There is one summary. Bill summaries are authored by CRS.

Shown Here:
Introduced in House (03/16/1994)

TABLE OF CONTENTS:

Title I: Eligible Shareholders of S Corporation

Subtitle A: Number of Shareholders

Subtitle B: Persons Allowed as Shareholders

Subtitle C: Other Provisions

Title II: Qualification and Eligibility Requirements

for S Corporations

Subtitle A: One Class of Stock

Subtitle B: Elections and Terminations

Subtitle C: Other Provisions

Title III: Taxation of S Corpporation Shareholders

Title IV: Effective Date

S Corporation Reform Act of 1993 - Title I: Eligible Shareholders of S Corporation - Subtitle A: Number of Shareholders - Amends the Internal Revenue Code to increase from 35 to 50 the maximum number of shareholders of an S corporation (small business corporation). Allows members of a family to be treated as one shareholder.

Subtitle B: Persons Allowed as Shareholders - Allows the following entities to be shareholders of S corporations: (1) certain tax-exempt organizations; (2) financial institutions that do not use the reserve method of accounting for bad debts; (3) nonresident aliens; and (4) certain small business trusts.

Subtitle C: Other Provisions - Extends the post-death qualification for certain trusts to be permitted as shareholders from 60 days to two years.

Title II: Qualification and Eligibility Requirements for S Corporation - Subtitle A: One Class of Stock- Allows an S corporation to issue qualified preferred stock.

Permits financial institutions to hold safe harbor debt.

Subtitle B: Elections and Terminations - Revises the rules on inadvertent terminations by certain trusts of the election to be an S corporation. Authorizes the Secretary of the Treasury to treat certain late elections as timely and to provide an automatic waiver procedure for certain inadvertent terminations.

Expands the post-termination transition period until 120 days after a determination is made that the election had terminated in a prior year.

Repeals excessive passive investment income as a termination event.

Increases the tax imposed on such excessive income.

Subtitle C: Other Provisions - Permits an S corporation to own more than 80 percent of another corporation's stock.

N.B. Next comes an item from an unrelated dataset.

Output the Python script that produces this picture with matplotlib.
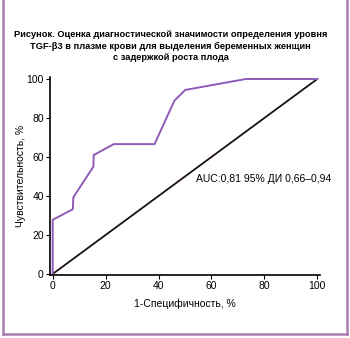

Repeals the requirement that partnership rules apply for fringe benefit purposes (making C corporation rules applicable).

Provides for the treatment of distributions during loss years.

Provides a consent dividend for S corporation elections to by-pass amounts in the accumulated adjustments account when making distributions.

Eliminates the need to keep records of certain generally small amounts of earnings arising before 1983.

Allows S corporations to make charitable contributions of inventory and scientific property.

Title III: Taxation of S Corporation Shareholders - Treats losses on liquidations of S corporations as ordinary to the extent the loss created by ordinary income pass-through triggered the liquidation.

Title IV: Effective Date - Makes this Act effective after December 31, 1994.